Gwyn Jenkins rejects bigger warships in Navy Lookout speech
At navy lookout, First Sea Lord General Gwyn Jenkins told the 2026 Combined Naval Event in Farnborough that the Royal Navy must move away from “ever bigger, ever more expensive platforms.” He set out a future force built around mixed crewed and uncrewed assets. The speech points toward a different direction for programmes still being shaped.
Jenkins said the future approach should be “crewed where necessary, uncrewed wherever possible, integrated always.” He added that resources will always be constrained and that the task is to generate mass and lethality from a wider, more survivable mix of assets rather than concentrate investment in a handful of high-value hulls.
Farnborough keynote
The First Sea Lord delivered the keynote speech at the 2026 Combined Naval Event in Farnborough. In the same remarks, he said autonomy is already changing warfare, citing Ukraine and the Middle East. He also told attendees: “I accept that there are still some hybrid sceptics, but here’s the hard news: we have no time to pander to cynicism or traditionalists, because autonomy is already demonstrably changing the nature of warfare, as evidenced in Ukraine and in the Middle East.”

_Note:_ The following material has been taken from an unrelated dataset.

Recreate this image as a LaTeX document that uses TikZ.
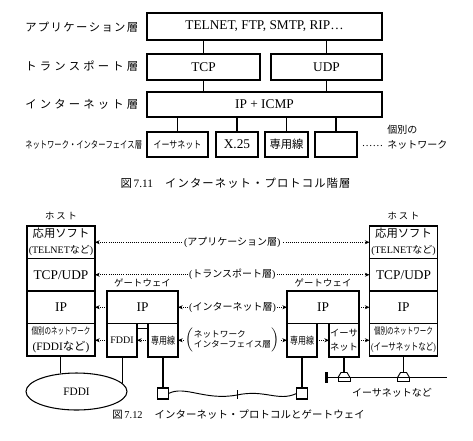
\documentclass[tikz,border=0pt]{standalone}
\usepackage{fontspec}
\setmainfont{Liberation Serif}
\newfontfamily\jp{Noto Sans CJK JP}
\usepackage{graphicx}
\usepackage{tikz}
\usetikzlibrary{positioning,arrows.meta,shapes.geometric}

% spread japanese letters over a fixed width
\newcommand\spreadjp[2]{\makebox[#1][s]{\jp\spreadloop#2\relax}}
\def\spreadloop#1#2{#1\ifx#2\relax\else\hfil\expandafter\spreadloop\expandafter#2\fi}

\begin{document}
\begin{tikzpicture}[x=0.75pt,y=-0.75pt,
  >={Stealth[length=3.5pt,width=3pt]},
  lyr/.style={draw, line width=0.8pt, inner sep=0pt, outer sep=0pt, align=center, font=\fontsize{10}{12}\selectfont},
  hrow/.style={lyr, minimum width=51pt, minimum height=24.375pt},
  gsub/.style={lyr, minimum width=22.5pt, minimum height=25.125pt},
  sq/.style={draw, line width=0.8pt, minimum size=8.25pt, inner sep=0pt, outer sep=0pt},
  lname/.style={anchor=west, inner sep=0pt, font=\fontsize{8.5}{10}\selectfont},
  ttl/.style={inner sep=0pt, font=\fontsize{7}{8}\selectfont},
  dar/.style={densely dotted, line width=0.6pt},
  alab/.style={fill=white, inner sep=1pt, font=\fontsize{7.5}{9}\selectfont},
  ln/.style={line width=0.8pt},
  ethtap/.pic={\draw[fill=white, line width=0.7pt] (-6,0) -- (-3,-5) -- (3,-5) -- (6,0) -- cycle;
               \draw[fill=white, line width=0.7pt] (-6,0) rectangle (6,4);}]
\fill[white] (0,0) rectangle (473,440);
% fig 7.11: layer names
\node[lname] (nm1) at (25,27) {\spreadjp{84.75pt}{アプリケーション層}};
\node[lname] (nm2) at (25,66) {\spreadjp{84.75pt}{トランスポート層}};
\node[lname] (nm3) at (25,104) {\spreadjp{84.75pt}{インターネット層}};
\node[lname] (nm4) at (25,145) {\scalebox{0.74}[1]{\fontsize{7.4}{8}\selectfont\spreadjp{112pt}{ネットワーク・インターフェイス層}}};
% fig 7.11: layers
\node[lyr, minimum width=176.25pt, minimum height=20.25pt] (app) at (264.5,26.5) {TELNET, FTP, SMTP, RIP…};
\node[lyr, minimum width=84.75pt, minimum height=19.5pt] (tcp) at (203.5,67) {TCP};
\node[lyr, minimum width=83.25pt, minimum height=19.5pt] (udp) at (326.5,67) {UDP};
\node[lyr, minimum width=176.25pt, minimum height=18.75pt] (ipicmp) at (264.5,104.5) {IP + ICMP};
\node[lyr, minimum width=45.75pt, minimum height=18.75pt] (eth) at (177.5,144.5) {\scalebox{0.8}[1]{\fontsize{7.5}{9}\selectfont\jp イーサネット}};
\node[lyr, minimum width=31.5pt, minimum height=18.75pt] (x25) at (237,144.5) {X.25};
\node[lyr, minimum width=32.25pt, minimum height=18.75pt] (lease) at (286.5,144.5) {\fontsize{8.5}{10}\selectfont\jp 専用線};
\node[lyr, minimum width=31.5pt, minimum height=18.75pt] (blank) at (336,144.5) {};
\draw[ln] (tcp.north) -- (tcp.north |- app.south);
\draw[ln] (udp.north) -- (udp.north |- app.south);
\draw[ln] (tcp.south) -- (tcp.south |- ipicmp.north);
\draw[ln] (udp.south) -- (udp.south |- ipicmp.north);
\foreach \n in {eth,x25,lease,blank} \draw[ln] (\n.north) -- (\n.north |- ipicmp.south);
\node[font=\fontsize{8}{9}\selectfont] (dots) at (372.5,146) {……};
\node[anchor=west, align=left, inner sep=0pt, font=\fontsize{7.5}{11}\selectfont\jp] (indiv) at (387,137) {個別の\\ネットワーク};
\node[font=\fontsize{8.5}{10}\selectfont] (cap1) at (235.5,183) {{\jp 図}\,7.11\hspace{9pt}\spreadjp{139pt}{インターネット・プロトコル階層}};
% fig 7.12: left host
\node[hrow] (lapp) at (61,242.25) {{\fontsize{8.5}{10}\selectfont\jp 応用ソフト}\\{\fontsize{7.5}{9}\selectfont (TELNET{\jp など})}};
\node[hrow, below=0pt of lapp] (ltp) {TCP/UDP};
\node[hrow, below=0pt of ltp] (lip) {IP};
\node[hrow, below=0pt of lip] (lni) {\scalebox{0.7}[1]{\fontsize{7}{8}\selectfont\jp 個別のネットワーク}\\{\fontsize{8.5}{10}\selectfont (FDDI{\jp など})}};
\node[ttl, above=4.5pt of lapp] (lhost) {\spreadjp{24pt}{ホスト}};
% right host
\node[hrow] (rapp) at (403.5,242.25) {{\fontsize{8.5}{10}\selectfont\jp 応用ソフト}\\{\fontsize{7.5}{9}\selectfont (TELNET{\jp など})}};
\node[hrow, below=0pt of rapp] (rtp) {TCP/UDP};
\node[hrow, below=0pt of rtp] (rip) {IP};
\node[hrow, below=0pt of rip] (rni) {\scalebox{0.7}[1]{\fontsize{7}{8}\selectfont\jp 個別のネットワーク}\\\scalebox{0.75}[1]{\fontsize{7.5}{9}\selectfont ({\jp イーサネットなど})}};
\node[ttl, above=4.5pt of rapp] (rhost) {\spreadjp{24pt}{ホスト}};
% gateways
\node[lyr, minimum width=53.25pt, minimum height=24.375pt] (lgwip) at (142.5,307.25) {IP};
\node[gsub, anchor=north west] (lfddi) at (lgwip.south west) {\fontsize{7.5}{9}\selectfont FDDI};
\node[gsub, anchor=north east] (lleased) at (lgwip.south east) {\scalebox{0.8}[1]{\fontsize{7.5}{9}\selectfont\jp 専用線}};
\draw[ln] (lfddi.north east) rectangle ([yshift=-3.4pt]lleased.north west);
\node[ttl, above=2.5pt of lgwip] (lgwname) {\spreadjp{42.5pt}{ゲートウェイ}};
\node[lyr, minimum width=54pt, minimum height=24.375pt] (rgwip) at (323,307.25) {IP};
\node[gsub, anchor=north west] (rleased) at (rgwip.south west) {\scalebox{0.8}[1]{\fontsize{7.5}{9}\selectfont\jp 専用線}};
\node[gsub, anchor=north east, font=\fontsize{7}{10}\selectfont\jp] (reth) at (rgwip.south east) {イーサ\\ネット};
\node[ttl, above=2.5pt of rgwip] (rgwname) {\spreadjp{42.5pt}{ゲートウェイ}};
% dotted peer arrows
\draw[dar,<->] (lapp.east) -- node[alab] {({\jp アプリケーション層})} (rapp.west);
\draw[dar,<->] (ltp.east) -- node[alab] {({\jp トランスポート層})} (rtp.west);
\draw[dar,->] (lgwip.west) -- (lgwip.west -| lip.east);
\draw[dar,<->] (lgwip.east) -- node[alab] {({\jp インターネット層})} (rgwip.west);
\draw[dar,->] (rgwip.east) -- (rgwip.east -| rip.west);
\draw[dar,->] (lfddi.west) -- (lfddi.west -| lni.east);
\draw[dar,->] (lleased.west) -- (lfddi.east);
\draw[dar,<->] (lleased.east) -- node[alab, font=\fontsize{6.5}{8}\selectfont] {$\left(\mbox{\jp\begin{tabular}{@{}l@{}}ネットワーク\\インターフェイス層\end{tabular}}\right)$} (rleased.west);
\draw[dar,->] (rleased.east) -- (reth.west);
\draw[dar,->] (reth.east) -- (reth.east -| rni.west);
% FDDI ring
\node[draw, ellipse, line width=0.8pt, minimum width=75.75pt, minimum height=27.75pt, inner sep=0pt, font=\fontsize{8.5}{10}\selectfont] (ring) at (76.5,391.5) {FDDI};
\draw[ln] (ring.131) -- (ring.131 |- lni.south);
\draw[ln] (ring.10) -- (ring.10 |- lfddi.south);
% leased line
\node[sq, below=23.25pt of lleased] (lsq) {};
\node[sq, below=23.25pt of rleased] (rsq) {};
\draw[ln] (lleased.south) -- (lsq.north);
\draw[ln] (rleased.south) -- (rsq.north);
\coordinate (wavemid) at (237,395);
\draw[line width=0.7pt] (lsq.east) .. controls (185,385) and (205,401) .. (wavemid) .. controls (265,389) and (278,402) .. (rsq.west);
\draw[line width=0.7pt] (wavemid) ++(0,-5) -- ++(0,9);
% ethernet
\node[fill, minimum width=2.25pt, minimum height=8.25pt, inner sep=0pt] (buscap) at (326,377.5) {};
\coordinate (busend) at (447,377.5);
\draw[ln] (buscap.center) -- (busend);
\draw[ln] (reth.south) -- (reth.south |- buscap);
\draw[ln] (rni.south) -- (rni.south |- buscap);
\pic at (reth.south |- buscap) {ethtap};
\pic at (rni.south |- buscap) {ethtap};
\node[font=\fontsize{7.5}{9}\selectfont\jp] (ethlbl) at (392,393) {イーサネットなど};
\node[font=\fontsize{7.8}{10}\selectfont] (cap2) at (238.5,415) {{\jp 図}\,7.12\hspace{9pt}\spreadjp{157.5pt}{インターネット・プロトコルとゲートウェイ}};
\end{tikzpicture}
\end{document}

Those comments linked the Navy’s future fleet direction to systems already entering service concepts. ATLANTIC SHIELD is designed to distribute integrated air and missile defence across a layered network of crewed and uncrewed assets, while ATLANTIC STRIKE is intended to enhance conventional deterrence and reach through a mix of crewed and autonomous platforms.
Type 83 and MRSS
Jenkins’ remarks touched two major programmes that could sit inside that shift. The Future Air Defence System programme is where the Type 83 destroyer is intended to form the core of the Shield. The Multi-Role Strike Ship is the planned replacement for the amphibious assault ships.
That leaves the Royal Navy with a clear design choice: keep concentrating capability in a small number of large hulls, or spread it across a wider mix of platforms, sensors and weapons. Jenkins told the audience that the second option is the one he wants the service to pursue.
£115 million for Gulf test
Jenkins also said he wanted to reassure attendees that the delay of the Defence Investment Plan is not holding the Royal Navy back. He said: “I know many of you are waiting for the defence investment plan. Trust me, when I say we’re not alone, but I want to reassure you that this is not holding us back.”
He said £115 million has already been made available for the hybrid navy programme. The Gulf deployment is its first major test, with the package covering autonomous minehunting equipment, mine clearance specialists, additional capabilities for HMS Dragon and the Project BEEHIVE base of operations.
Project BEEHIVE gives the multinational force a persistent ability to sense, track and identify threats across one of the world’s most congested maritime chokepoints. For readers tracking what changes next, the immediate answer is that the Navy is already spending against this model while the broader investment plan remains delayed.